[PROBLEM STATEMENT]
In the material below, please retype the lines from the very first through the one with "var chart = echarts.init(document.getElementById('main'));", exactly and without pictures.

[COLLECTED MATERIAL]
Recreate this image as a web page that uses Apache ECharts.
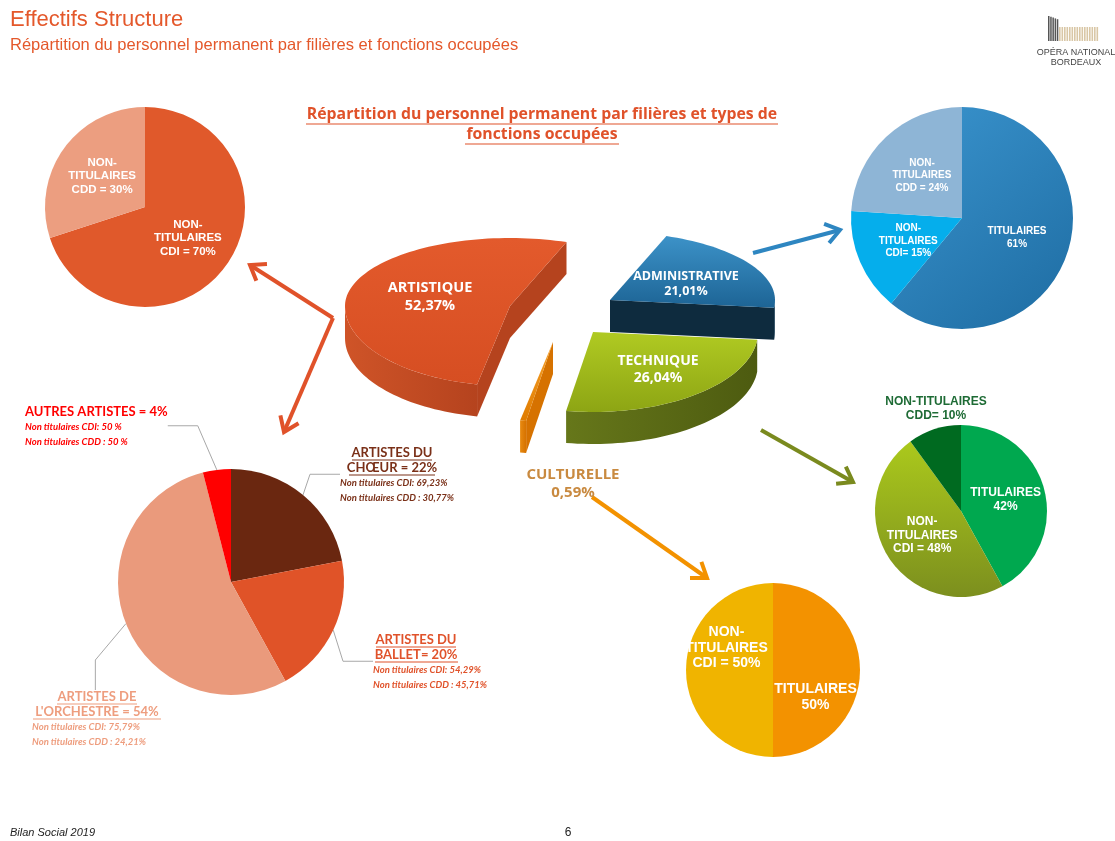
<!DOCTYPE html>
<html>
<head>
<meta charset="utf-8">
<script src="https://cdn.jsdelivr.net/npm/echarts@6/dist/echarts.min.js"></script>
<style>
html, body { margin: 0; padding: 0; background: #fff; }
#main { width: 1115px; height: 841px; }
</style>
</head>
<body>
<div id="main"></div>
<script>
// filières (camembert central)
var filieres = ['ADMINISTRATIVE', 'TECHNIQUE', 'CULTURELLE', 'ARTISTIQUE'];
var filierePcts = [21.01, 26.04, 0.59, 52.37];

// artistique : contrats
var artContrats = ['NON-\nTITULAIRES\nCDI = ', 'NON-\nTITULAIRES\nCDD = '];
var artContratPcts = [70, 30];

// administrative
var adminContrats = ['TITULAIRES\n', 'NON-\nTITULAIRES\nCDI= ', 'NON-\nTITULAIRES\nCDD = '];
var adminPcts = [61, 15, 24];

// artistique : métiers
var artMetiers = ['ARTISTES DU\nCHŒUR = ', 'ARTISTES DU\nBALLET= ', 'ARTISTES DE\nL\'ORCHESTRE = ', 'AUTRES ARTISTES = '];
var artMetierPcts = [22, 20, 54, 4];
var artMetierCDI = ['69,23%', '54,29%', '75,79%', '50 %'];
var artMetierCDD = ['30,77%', '45,71%', '24,21%', '50 %'];

// technique
var techContrats = ['TITULAIRES\n', 'NON-\nTITULAIRES\nCDI = ', 'NON-TITULAIRES\nCDD= '];
var techPcts = [42, 48, 10];

// culturelle
var cultContrats = ['TITULAIRES\n', 'NON-\nTITULAIRES\nCDI = '];
var cultPcts = [50, 50];

var chart = echarts.init(document.getElementById('main'));

// --- camembert 3D central (série custom) ---
var pie3d = { rx: 165, ryBack: 68, ryFront: 80, depth: 32, startDeg: 20 };
var filiereApex = [[610, 300], [593, 332], [553, 342], [510, 306]];
var filiereLabelShift = [[76, -16], [65, 38], [20, 142], [-80, -9]];
var filiereFontSize = [12.5, 14, 15, 14.5];
var filiereTop = [['#3C92C8', '#1D6495'], ['#B0CA22', '#8DA514'], ['#F6A12A', '#E07C00'], ['#E35A2C', '#D64E22']];
var filiereWall = ['#0E2B3E', '#4D5B10', '#D67200', '#B5431E'];
var filiereWallLight = ['#173E58', '#66771A', '#E88A10', '#CF5428'];

var acc = pie3d.startDeg;
var filiereData = filierePcts.map(function (v, i) {
    var s = acc;
    acc += v * 3.6;
    return { name: filieres[i], value: [v, s, acc] };
});

var fmtPct = function (v) {
    return v.toFixed(2).replace('.', ',') + '%';
};

var renderPie3d = function (params, api) {
    var i = params.dataIndex;
    var pct = api.value(0), a0 = api.value(1), a1 = api.value(2);
    var ax = filiereApex[i][0], ay = filiereApex[i][1];
    var d = pie3d.depth;
    var pt = function (deg, dz) {
        var r = deg * Math.PI / 180, c = Math.cos(r);
        return [ax + pie3d.rx * Math.sin(r), ay - (c > 0 ? pie3d.ryBack : pie3d.ryFront) * c + (dz || 0)];
    };
    var arc = function (from, to, dz) {
        var pts = [];
        var n = Math.max(2, Math.ceil((to - from) / 2));
        for (var k = 0; k <= n; k++) {
            pts.push(pt(from + (to - from) * k / n, dz));
        }
        return pts;
    };
    var children = [];
    // parois radiales visibles
    [[a0, a0 - 90], [a1, a1 + 90]].forEach(function (e) {
        if (Math.cos(e[1] * Math.PI / 180) < -0.01) {
            var p = pt(e[0]);
            children.push({
                type: 'polygon',
                shape: { points: [[ax, ay], p, [p[0], p[1] + d], [ax, ay + d]] },
                style: { fill: filiereWall[i] }
            });
        }
    });
    // paroi extérieure (face avant)
    [[90, 270], [450, 630]].forEach(function (w) {
        var s = Math.max(a0, w[0]), e = Math.min(a1, w[1]);
        if (e > s) {
            var top = arc(s, e, 0);
            var bot = arc(s, e, d).reverse();
            children.push({
                type: 'polygon',
                shape: { points: top.concat(bot) },
                style: {
                    fill: new echarts.graphic.LinearGradient(0, 0, 1, 0, [
                        { offset: 0, color: filiereWallLight[i] },
                        { offset: 1, color: filiereWall[i] }
                    ])
                }
            });
        }
    });
    // face supérieure
    children.push({
        type: 'polygon',
        shape: { points: [[ax, ay]].concat(arc(a0, a1, 0)) },
        style: {
            fill: new echarts.graphic.LinearGradient(0, 0, 0, 1, [
                { offset: 0, color: filiereTop[i][0] },
                { offset: 1, color: filiereTop[i][1] }
            ])
        }
    });
    // étiquette
    var sh = filiereLabelShift[i];
    children.push({
        type: 'text',
        style: {
            text: filieres[i] + '\n' + fmtPct(pct),
            x: ax + sh[0], y: ay + sh[1],
            fill: pct < 2 ? '#C98A40' : '#fff',
            font: 'bold ' + filiereFontSize[i] + 'px "Open Sans"',
            lineHeight: filiereFontSize[i] + 3,
            align: 'center', verticalAlign: 'middle',
            textAlign: 'center', textVerticalAlign: 'middle'
        }
    });
    return { type: 'group', children: children };
};

// --- graphiques ---
var arrow = function (pts, color, w) {
    var n = pts.length, tip = pts[n - 1], prev = pts[n - 2];
    var ang = Math.atan2(tip[1] - prev[1], tip[0] - prev[0]);
    var L = 17, sp = 0.62;
    var h1 = [tip[0] - L * Math.cos(ang - sp), tip[1] - L * Math.sin(ang - sp)];
    var h2 = [tip[0] - L * Math.cos(ang + sp), tip[1] - L * Math.sin(ang + sp)];
    return [
        { type: 'polyline', shape: { points: pts }, style: { stroke: color, lineWidth: w, fill: null } },
        { type: 'polyline', shape: { points: [h1, tip, h2] }, style: { stroke: color, lineWidth: w, fill: null } }
    ];
};

var underline = function (x1, x2, y, color) {
    return { type: 'line', shape: { x1: x1, y1: y, x2: x2, y2: y }, style: { stroke: color, lineWidth: 1.2 } };
};

var txt = function (text, x, y, font, color, align) {
    return {
        type: 'text',
        style: {
            text: text, x: x, y: y, font: font, fill: color,
            align: align || 'left', verticalAlign: 'middle',
            textAlign: align || 'left', textVerticalAlign: 'middle'
        }
    };
};

var logo = [];
for (var b = 0; b < 5; b++) {
    logo.push({ type: 'rect', shape: { x: 1048 + b * 2.2, y: 16 + b * 0.8, width: 1.5, height: 25 - b * 0.8 }, style: { fill: '#555' } });
}
for (var b2 = 0; b2 < 16; b2++) {
    logo.push({ type: 'rect', shape: { x: 1059 + b2 * 2.5, y: 27, width: 1.6, height: 14 }, style: { fill: '#D9C7A6' } });
}

var graphics = [
    txt('Effectifs Structure', 10, 20, '22px "Liberation Sans"', '#E4582B'),
    txt('Répartition du personnel permanent par filières et fonctions occupées', 10, 45, '16.5px "Liberation Sans"', '#E4582B'),
    txt('OPÉRA NATIONAL', 1076, 53, '9px "Liberation Sans"', '#444', 'center'),
    txt('BORDEAUX', 1076, 63, '9px "Liberation Sans"', '#444', 'center'),
    txt('Répartition du personnel permanent par filières et types de', 542, 114, 'bold 15.8px "Open Sans"', '#E0522A', 'center'),
    txt('fonctions occupées', 542, 134, 'bold 15.8px "Open Sans"', '#E0522A', 'center'),
    underline(306, 778, 124, '#E0522A'),
    underline(465, 619, 144, '#E0522A'),
    txt('NON-TITULAIRES', 936, 402, 'bold 12px "Liberation Sans"', '#1E6B35', 'center'),
    txt('CDD= 10%', 936, 416, 'bold 12px "Liberation Sans"', '#1E6B35', 'center'),
    txt('Bilan Social 2019', 10, 833, 'italic 11px "Liberation Sans"', '#222'),
    txt('6', 568, 833, '12px "Liberation Sans"', '#222', 'center'),
    // soulignement des titres des métiers artistiques
    underline(352, 432, 460, '#7A3018'),
    underline(349, 435, 475, '#7A3018'),
    underline(376, 456, 647, '#E0522A'),
    underline(375, 458, 662, '#E0522A'),
    underline(57, 137, 704, '#EE9D7E'),
    underline(33, 161, 719, '#EE9D7E')
].concat(logo)
 .concat(arrow([[333, 318], [250, 265]], '#E0522A', 4))
 .concat(arrow([[333, 318], [284, 432]], '#E0522A', 4))
 .concat(arrow([[753, 253], [840, 230]], '#2E86C1', 4))
 .concat(arrow([[761, 430], [853, 482]], '#7A8A1E', 4))
 .concat(arrow([[592, 497], [707, 578]], '#F39200', 4));

var insideLabel = function (size, lh) {
    return {
        position: 'inside',
        color: '#fff',
        fontFamily: 'Liberation Sans',
        fontWeight: 'bold',
        fontSize: size,
        lineHeight: lh,
        formatter: function (p) { return p.name + p.value + '%'; }
    };
};

var mkData = function (names, values, colors) {
    return values.map(function (v, i) {
        return { name: names[i], value: v, itemStyle: { color: colors[i] } };
    });
};

var metierColors = ['#6A2710', '#E05328', '#EA9A7C', '#FF0000'];
var metierTitleColors = ['#7A3018', '#E0522A', '#EE9D7E', '#FF0000'];
var metierLabelPos = [[340, 445], [373, 632], [32, 689], [25, 404]];
var metierLabelWidth = [104, 86, 130, 160];
var metierRich = {};
metierTitleColors.forEach(function (c, i) {
    metierRich['t' + i] = { color: c, fontFamily: 'Lato', fontWeight: 'bold', fontSize: 13, lineHeight: 15, align: i === 3 ? 'left' : 'center' };
    metierRich['d' + i] = { color: c, fontFamily: 'Lato', fontStyle: 'italic', fontWeight: 'bold', fontSize: 9.5, lineHeight: 15, align: 'left' };
});

var option = {
    backgroundColor: '#fff',
    animation: false,
    graphic: { elements: graphics },
    series: [
        {
            type: 'custom',
            coordinateSystem: 'none',
            renderItem: renderPie3d,
            data: filiereData
        },
        {
            type: 'pie',
            center: [145, 207],
            radius: 100,
            startAngle: 90,
            label: insideLabel(11.5, 13.5),
            labelLine: { show: false },
            data: mkData(artContrats, artContratPcts, ['#E0592B', '#EC9E80'])
        },
        {
            type: 'pie',
            center: [962, 218],
            radius: 111,
            startAngle: 90,
            label: insideLabel(10, 12.5),
            labelLine: { show: false },
            data: mkData(adminContrats, adminPcts, [
                new echarts.graphic.LinearGradient(0, 0, 1, 1, [{ offset: 0, color: '#3A94CE' }, { offset: 1, color: '#1E6CA2' }]),
                '#05AEEC', '#8EB5D6'
            ])
        },
        {
            type: 'pie',
            center: [231, 582],
            radius: 113,
            startAngle: 90,
            label: {
                show: true,
                position: 'outside',
                overflow: 'none',
                rich: metierRich,
                formatter: function (p) {
                    var i = p.dataIndex;
                    var lines = artMetiers[i].split('\n');
                    lines[lines.length - 1] += p.value + '%';
                    var out = lines.map(function (l) { return '{t' + i + '|' + l + '}'; });
                    out.push('{d' + i + '|Non titulaires CDI: ' + artMetierCDI[i] + '}');
                    out.push('{d' + i + '|Non titulaires CDD : ' + artMetierCDD[i] + '}');
                    return out.join('\n');
                }
            },
            labelLine: { show: true, lineStyle: { color: '#A8A8A8', width: 1 } },
            labelLayout: function (p) {
                var pos = metierLabelPos[p.dataIndex];
                return { x: pos[0], y: pos[1], align: 'left', verticalAlign: 'top' };
            },
            data: mkData(artMetiers, artMetierPcts, metierColors).map(function (d, i) {
                d.label = { width: metierLabelWidth[i] };
                return d;
            })
        },
        {
            type: 'pie',
            center: [961, 511],
            radius: 86,
            startAngle: 90,
            label: insideLabel(12, 13.5),
            labelLine: { show: false },
            data: mkData(techContrats, techPcts, [
                '#00A84F',
                new echarts.graphic.LinearGradient(0, 0, 0, 1, [{ offset: 0, color: '#ABC91C' }, { offset: 1, color: '#7C8F1E' }]),
                '#006A20'
            ]).map(function (d, i) {
                if (i === 2) d.label = { show: false };
                return d;
            })
        },
        {
            type: 'pie',
            center: [773, 670],
            radius: 87,
            startAngle: 90,
            label: insideLabel(14, 15.5),
            labelLine: { show: false },
            data: mkData(cultContrats, cultPcts, ['#F39200', '#F0B400']).map(function (d, i) {
                d.label = { offset: i === 0 ? [-4, 27] : [0, -22] };
                return d;
            })
        }
    ]
};

chart.setOption(option);
</script>
</body>
</html>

[OUTPUT OF THE EXERCISE]
Recreate this image as a web page that uses Apache ECharts.
<!DOCTYPE html>
<html>
<head>
<meta charset="utf-8">
<script src="https://cdn.jsdelivr.net/npm/echarts@6/dist/echarts.min.js"></script>
<style>
html, body { margin: 0; padding: 0; background: #fff; }
#main { width: 1115px; height: 841px; }
</style>
</head>
<body>
<div id="main"></div>
<script>
// filières (camembert central)
var filieres = ['ADMINISTRATIVE', 'TECHNIQUE', 'CULTURELLE', 'ARTISTIQUE'];
var filierePcts = [21.01, 26.04, 0.59, 52.37];

// artistique : contrats
var artContrats = ['NON-\nTITULAIRES\nCDI = ', 'NON-\nTITULAIRES\nCDD = '];
var artContratPcts = [70, 30];

// administrative
var adminContrats = ['TITULAIRES\n', 'NON-\nTITULAIRES\nCDI= ', 'NON-\nTITULAIRES\nCDD = '];
var adminPcts = [61, 15, 24];

// artistique : métiers
var artMetiers = ['ARTISTES DU\nCHŒUR = ', 'ARTISTES DU\nBALLET= ', 'ARTISTES DE\nL\'ORCHESTRE = ', 'AUTRES ARTISTES = '];
var artMetierPcts = [22, 20, 54, 4];
var artMetierCDI = ['69,23%', '54,29%', '75,79%', '50 %'];
var artMetierCDD = ['30,77%', '45,71%', '24,21%', '50 %'];

// technique
var techContrats = ['TITULAIRES\n', 'NON-\nTITULAIRES\nCDI = ', 'NON-TITULAIRES\nCDD= '];
var techPcts = [42, 48, 10];

// culturelle
var cultContrats = ['TITULAIRES\n', 'NON-\nTITULAIRES\nCDI = '];
var cultPcts = [50, 50];

var chart = echarts.init(document.getElementById('main'));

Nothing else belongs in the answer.